* **What to produce**:
Reproduce, exactly and in full, the lines from the one with "Convert this chart" through the one with "from matplotlib.patches import Patch" in the data below; drop pictures.

* **Task data**:
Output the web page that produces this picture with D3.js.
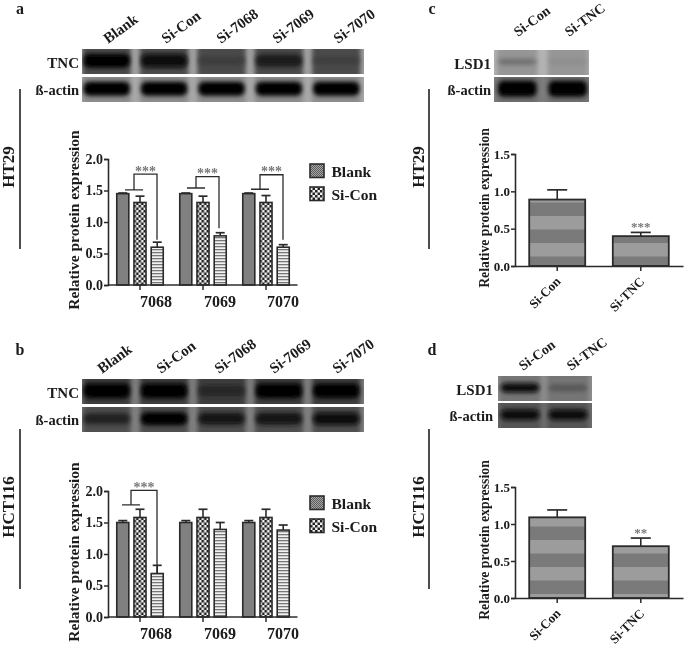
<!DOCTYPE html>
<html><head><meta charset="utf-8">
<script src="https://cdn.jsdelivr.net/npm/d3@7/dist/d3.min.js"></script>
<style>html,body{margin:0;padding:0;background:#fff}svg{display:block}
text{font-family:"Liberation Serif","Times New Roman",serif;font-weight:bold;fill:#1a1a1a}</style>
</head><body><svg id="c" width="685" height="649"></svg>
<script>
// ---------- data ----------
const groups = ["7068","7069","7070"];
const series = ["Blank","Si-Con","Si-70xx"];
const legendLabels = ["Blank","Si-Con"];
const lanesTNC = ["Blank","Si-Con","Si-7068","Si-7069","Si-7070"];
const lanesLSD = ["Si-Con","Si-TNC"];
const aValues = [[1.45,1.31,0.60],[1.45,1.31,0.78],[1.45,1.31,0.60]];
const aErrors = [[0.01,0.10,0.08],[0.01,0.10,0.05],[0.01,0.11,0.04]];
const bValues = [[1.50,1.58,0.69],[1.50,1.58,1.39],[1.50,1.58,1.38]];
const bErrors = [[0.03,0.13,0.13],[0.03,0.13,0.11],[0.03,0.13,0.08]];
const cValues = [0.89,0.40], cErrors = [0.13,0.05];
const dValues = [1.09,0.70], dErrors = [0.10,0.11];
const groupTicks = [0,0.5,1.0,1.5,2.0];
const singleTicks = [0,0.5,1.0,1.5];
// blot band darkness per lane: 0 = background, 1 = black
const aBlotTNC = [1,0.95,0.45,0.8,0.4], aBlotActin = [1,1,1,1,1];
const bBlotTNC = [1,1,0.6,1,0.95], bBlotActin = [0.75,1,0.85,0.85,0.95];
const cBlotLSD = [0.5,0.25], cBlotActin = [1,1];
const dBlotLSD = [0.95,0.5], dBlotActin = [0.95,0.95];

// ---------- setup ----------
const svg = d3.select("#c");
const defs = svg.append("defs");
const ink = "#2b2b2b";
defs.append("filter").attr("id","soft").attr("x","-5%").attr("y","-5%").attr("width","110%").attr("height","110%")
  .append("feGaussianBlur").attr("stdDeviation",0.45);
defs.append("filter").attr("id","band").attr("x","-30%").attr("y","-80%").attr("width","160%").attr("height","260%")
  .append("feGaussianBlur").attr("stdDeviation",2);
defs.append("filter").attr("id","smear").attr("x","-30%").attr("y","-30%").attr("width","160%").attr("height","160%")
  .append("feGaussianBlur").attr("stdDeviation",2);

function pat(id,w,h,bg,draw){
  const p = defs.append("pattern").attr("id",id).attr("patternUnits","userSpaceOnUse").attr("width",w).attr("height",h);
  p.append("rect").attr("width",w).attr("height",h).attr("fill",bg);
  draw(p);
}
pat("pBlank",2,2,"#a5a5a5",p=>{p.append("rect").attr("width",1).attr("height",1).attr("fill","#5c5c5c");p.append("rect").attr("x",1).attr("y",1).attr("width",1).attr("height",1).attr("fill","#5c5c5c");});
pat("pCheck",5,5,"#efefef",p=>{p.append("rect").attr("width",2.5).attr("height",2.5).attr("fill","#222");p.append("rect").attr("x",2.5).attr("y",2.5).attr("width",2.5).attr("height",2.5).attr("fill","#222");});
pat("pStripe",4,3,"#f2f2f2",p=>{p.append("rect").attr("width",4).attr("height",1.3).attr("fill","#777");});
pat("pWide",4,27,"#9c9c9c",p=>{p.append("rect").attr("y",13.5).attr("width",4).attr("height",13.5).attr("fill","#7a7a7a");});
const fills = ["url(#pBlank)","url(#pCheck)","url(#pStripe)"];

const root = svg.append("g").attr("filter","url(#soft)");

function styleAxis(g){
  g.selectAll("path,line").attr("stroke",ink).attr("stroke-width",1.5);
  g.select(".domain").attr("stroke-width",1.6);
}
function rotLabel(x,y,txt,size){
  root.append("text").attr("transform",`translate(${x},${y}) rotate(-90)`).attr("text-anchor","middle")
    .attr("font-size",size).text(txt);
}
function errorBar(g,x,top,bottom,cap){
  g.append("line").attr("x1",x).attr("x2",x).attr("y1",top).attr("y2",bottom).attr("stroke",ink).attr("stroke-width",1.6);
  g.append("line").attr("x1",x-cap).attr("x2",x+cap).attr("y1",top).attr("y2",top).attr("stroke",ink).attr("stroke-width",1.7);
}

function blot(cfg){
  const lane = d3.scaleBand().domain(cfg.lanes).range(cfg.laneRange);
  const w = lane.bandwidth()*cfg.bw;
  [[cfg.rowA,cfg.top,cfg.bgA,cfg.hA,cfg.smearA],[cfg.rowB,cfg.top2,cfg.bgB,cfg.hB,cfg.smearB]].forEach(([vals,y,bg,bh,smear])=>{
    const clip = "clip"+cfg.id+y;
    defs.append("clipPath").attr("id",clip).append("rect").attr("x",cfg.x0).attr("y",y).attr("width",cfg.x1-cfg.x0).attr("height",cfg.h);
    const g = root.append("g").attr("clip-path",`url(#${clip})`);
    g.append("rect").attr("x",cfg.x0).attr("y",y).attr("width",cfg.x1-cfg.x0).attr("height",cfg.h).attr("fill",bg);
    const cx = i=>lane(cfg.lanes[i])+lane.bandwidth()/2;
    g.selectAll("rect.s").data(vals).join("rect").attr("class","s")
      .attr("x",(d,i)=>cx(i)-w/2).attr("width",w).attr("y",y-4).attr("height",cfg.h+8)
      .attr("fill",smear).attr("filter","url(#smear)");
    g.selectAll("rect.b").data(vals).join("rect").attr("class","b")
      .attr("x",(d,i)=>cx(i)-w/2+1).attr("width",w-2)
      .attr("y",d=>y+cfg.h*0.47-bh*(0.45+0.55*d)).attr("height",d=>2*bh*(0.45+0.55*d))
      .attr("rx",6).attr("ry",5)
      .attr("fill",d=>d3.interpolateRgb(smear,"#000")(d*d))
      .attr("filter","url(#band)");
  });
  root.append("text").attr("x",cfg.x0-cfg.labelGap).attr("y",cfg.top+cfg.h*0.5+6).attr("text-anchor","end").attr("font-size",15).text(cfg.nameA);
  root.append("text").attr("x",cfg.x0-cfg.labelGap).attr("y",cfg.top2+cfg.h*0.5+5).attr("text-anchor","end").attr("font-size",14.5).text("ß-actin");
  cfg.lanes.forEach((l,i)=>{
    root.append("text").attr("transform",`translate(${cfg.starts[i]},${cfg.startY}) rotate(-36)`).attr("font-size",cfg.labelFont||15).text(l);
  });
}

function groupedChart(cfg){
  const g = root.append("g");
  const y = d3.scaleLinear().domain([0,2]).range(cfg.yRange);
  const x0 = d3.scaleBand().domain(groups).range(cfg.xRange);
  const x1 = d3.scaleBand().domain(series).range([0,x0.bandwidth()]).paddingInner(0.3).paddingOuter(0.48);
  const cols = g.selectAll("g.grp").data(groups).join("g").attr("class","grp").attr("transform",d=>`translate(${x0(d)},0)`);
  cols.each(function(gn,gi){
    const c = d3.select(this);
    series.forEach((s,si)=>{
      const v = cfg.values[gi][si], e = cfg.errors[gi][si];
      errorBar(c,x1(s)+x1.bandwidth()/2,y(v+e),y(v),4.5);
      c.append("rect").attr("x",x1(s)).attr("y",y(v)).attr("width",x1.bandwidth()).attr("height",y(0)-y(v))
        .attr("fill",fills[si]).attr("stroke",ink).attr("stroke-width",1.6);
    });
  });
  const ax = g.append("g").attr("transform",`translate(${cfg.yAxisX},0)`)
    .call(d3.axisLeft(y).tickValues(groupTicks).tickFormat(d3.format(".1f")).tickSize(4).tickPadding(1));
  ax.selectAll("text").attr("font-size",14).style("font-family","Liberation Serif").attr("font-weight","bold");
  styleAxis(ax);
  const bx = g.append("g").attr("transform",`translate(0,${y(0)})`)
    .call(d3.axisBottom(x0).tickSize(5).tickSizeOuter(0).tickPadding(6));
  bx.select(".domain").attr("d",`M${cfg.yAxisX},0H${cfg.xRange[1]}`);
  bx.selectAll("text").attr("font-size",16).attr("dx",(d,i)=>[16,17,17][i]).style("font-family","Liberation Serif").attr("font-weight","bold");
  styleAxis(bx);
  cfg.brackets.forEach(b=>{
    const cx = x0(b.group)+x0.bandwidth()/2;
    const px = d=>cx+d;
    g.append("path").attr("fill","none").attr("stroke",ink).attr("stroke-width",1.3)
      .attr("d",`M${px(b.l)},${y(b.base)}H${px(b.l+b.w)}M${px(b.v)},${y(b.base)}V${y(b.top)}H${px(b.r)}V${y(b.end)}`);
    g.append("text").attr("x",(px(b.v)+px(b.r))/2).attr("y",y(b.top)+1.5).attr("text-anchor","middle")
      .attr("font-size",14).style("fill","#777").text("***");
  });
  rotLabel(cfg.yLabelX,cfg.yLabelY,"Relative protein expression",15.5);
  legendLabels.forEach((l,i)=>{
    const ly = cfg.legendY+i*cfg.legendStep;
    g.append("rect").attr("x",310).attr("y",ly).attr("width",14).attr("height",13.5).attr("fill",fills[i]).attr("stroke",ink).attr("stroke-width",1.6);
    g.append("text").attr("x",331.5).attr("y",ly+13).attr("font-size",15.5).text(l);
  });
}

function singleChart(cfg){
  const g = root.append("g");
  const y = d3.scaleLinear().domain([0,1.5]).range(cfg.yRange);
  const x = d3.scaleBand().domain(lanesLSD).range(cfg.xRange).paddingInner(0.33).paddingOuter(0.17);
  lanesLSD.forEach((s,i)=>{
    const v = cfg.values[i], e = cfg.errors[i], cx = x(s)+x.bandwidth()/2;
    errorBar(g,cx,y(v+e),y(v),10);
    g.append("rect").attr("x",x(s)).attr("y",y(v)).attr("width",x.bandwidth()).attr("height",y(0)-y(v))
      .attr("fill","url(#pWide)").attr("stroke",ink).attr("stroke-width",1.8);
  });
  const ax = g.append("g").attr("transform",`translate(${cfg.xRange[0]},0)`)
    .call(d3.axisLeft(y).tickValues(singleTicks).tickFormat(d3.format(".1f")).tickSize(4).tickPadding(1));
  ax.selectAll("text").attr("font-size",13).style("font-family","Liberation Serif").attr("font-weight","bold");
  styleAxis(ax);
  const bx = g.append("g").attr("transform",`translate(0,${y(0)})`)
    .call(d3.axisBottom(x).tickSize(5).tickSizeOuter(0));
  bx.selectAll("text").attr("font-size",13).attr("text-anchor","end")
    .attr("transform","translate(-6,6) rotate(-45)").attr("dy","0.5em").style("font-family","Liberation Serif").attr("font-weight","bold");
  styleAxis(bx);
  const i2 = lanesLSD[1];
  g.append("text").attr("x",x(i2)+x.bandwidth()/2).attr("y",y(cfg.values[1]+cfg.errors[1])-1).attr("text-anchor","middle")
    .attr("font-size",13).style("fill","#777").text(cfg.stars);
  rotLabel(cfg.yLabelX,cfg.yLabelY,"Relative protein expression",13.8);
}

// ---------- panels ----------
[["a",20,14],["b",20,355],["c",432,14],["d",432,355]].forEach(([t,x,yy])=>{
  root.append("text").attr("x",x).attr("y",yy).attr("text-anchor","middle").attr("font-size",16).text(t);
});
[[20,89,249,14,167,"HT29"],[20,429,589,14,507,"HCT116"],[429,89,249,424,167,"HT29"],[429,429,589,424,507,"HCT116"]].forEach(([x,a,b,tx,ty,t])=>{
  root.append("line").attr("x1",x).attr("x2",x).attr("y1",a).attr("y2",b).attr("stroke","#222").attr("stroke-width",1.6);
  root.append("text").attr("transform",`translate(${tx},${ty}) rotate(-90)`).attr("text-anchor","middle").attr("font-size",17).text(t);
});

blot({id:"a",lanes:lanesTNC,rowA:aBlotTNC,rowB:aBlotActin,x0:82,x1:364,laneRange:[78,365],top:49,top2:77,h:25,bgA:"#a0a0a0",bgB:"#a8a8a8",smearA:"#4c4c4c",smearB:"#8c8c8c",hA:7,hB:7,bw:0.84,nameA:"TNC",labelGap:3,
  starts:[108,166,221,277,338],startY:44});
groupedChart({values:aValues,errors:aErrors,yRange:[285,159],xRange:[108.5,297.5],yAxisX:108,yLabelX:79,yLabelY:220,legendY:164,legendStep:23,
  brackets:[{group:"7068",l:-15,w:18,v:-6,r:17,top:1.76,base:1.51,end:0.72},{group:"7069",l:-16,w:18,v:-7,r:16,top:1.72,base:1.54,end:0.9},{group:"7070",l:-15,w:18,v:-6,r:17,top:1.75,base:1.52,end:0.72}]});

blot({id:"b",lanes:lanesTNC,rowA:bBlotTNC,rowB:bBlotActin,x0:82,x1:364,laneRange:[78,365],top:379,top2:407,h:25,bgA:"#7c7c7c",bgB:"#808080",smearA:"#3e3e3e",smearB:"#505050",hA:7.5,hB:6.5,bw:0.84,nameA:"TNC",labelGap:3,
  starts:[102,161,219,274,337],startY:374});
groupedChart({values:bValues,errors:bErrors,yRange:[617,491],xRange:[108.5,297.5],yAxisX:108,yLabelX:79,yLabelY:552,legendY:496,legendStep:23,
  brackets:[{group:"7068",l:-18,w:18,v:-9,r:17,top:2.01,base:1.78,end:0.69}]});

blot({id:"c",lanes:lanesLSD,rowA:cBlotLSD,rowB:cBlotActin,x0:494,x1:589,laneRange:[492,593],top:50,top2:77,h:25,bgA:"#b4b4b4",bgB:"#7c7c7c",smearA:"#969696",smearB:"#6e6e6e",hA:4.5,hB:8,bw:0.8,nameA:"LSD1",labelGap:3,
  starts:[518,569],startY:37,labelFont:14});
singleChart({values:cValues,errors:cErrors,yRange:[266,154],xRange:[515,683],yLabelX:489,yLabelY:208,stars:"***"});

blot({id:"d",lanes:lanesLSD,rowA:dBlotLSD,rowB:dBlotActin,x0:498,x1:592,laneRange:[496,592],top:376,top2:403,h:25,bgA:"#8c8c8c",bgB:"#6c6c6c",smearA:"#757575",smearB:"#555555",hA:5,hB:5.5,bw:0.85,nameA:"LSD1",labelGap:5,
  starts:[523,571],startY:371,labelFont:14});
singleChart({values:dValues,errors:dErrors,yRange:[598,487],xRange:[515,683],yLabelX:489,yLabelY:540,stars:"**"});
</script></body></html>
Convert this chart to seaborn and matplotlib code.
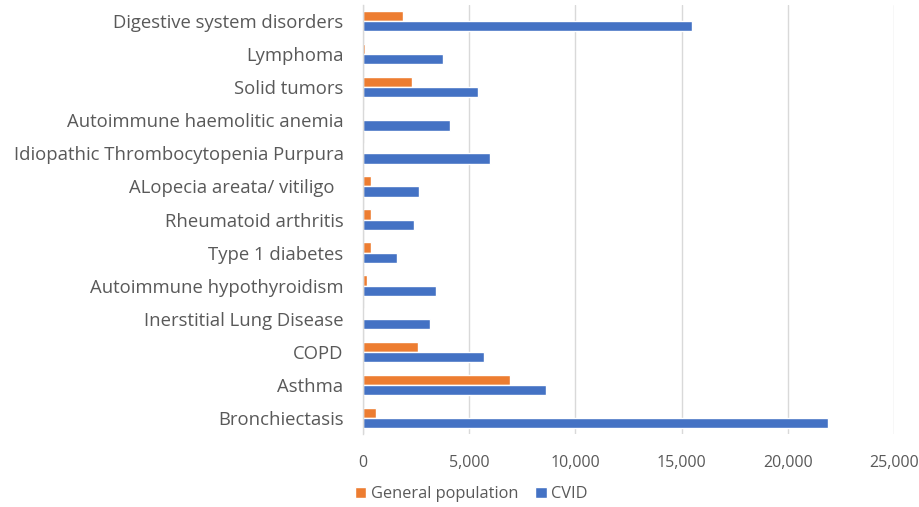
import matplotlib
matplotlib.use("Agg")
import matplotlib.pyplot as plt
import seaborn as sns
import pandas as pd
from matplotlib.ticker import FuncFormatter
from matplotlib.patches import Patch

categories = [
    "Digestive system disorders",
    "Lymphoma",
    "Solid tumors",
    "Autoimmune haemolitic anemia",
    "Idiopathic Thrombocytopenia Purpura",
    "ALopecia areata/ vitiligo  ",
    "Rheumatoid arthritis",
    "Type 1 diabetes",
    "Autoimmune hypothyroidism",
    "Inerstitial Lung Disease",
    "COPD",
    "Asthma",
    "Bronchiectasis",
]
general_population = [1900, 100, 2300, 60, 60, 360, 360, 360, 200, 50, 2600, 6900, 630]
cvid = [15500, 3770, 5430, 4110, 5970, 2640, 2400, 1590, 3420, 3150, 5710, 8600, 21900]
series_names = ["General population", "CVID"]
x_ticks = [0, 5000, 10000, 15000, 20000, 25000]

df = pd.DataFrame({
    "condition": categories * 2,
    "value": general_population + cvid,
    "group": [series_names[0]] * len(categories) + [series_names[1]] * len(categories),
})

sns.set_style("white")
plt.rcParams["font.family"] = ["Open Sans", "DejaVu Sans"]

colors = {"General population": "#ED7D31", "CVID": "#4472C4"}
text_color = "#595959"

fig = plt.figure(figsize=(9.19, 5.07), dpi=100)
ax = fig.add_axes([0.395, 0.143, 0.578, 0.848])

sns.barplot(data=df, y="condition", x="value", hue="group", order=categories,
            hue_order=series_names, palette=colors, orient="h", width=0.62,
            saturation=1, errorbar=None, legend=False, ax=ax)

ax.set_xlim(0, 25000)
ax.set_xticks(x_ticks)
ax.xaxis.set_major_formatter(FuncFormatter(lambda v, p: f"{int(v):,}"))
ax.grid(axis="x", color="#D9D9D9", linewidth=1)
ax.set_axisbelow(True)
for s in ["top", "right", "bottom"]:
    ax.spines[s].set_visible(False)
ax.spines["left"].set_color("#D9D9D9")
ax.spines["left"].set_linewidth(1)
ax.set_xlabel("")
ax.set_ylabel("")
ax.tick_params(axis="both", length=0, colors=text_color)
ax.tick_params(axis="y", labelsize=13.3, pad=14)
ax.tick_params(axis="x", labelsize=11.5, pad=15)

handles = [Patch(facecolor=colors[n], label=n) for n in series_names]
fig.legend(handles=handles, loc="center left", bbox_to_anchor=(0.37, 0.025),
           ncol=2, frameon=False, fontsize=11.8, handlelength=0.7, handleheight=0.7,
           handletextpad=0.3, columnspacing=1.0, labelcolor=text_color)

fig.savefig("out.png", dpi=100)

* **Result of this exercise**:
Convert this chart to seaborn and matplotlib code.
import matplotlib
matplotlib.use("Agg")
import matplotlib.pyplot as plt
import seaborn as sns
import pandas as pd
from matplotlib.ticker import FuncFormatter
from matplotlib.patches import Patch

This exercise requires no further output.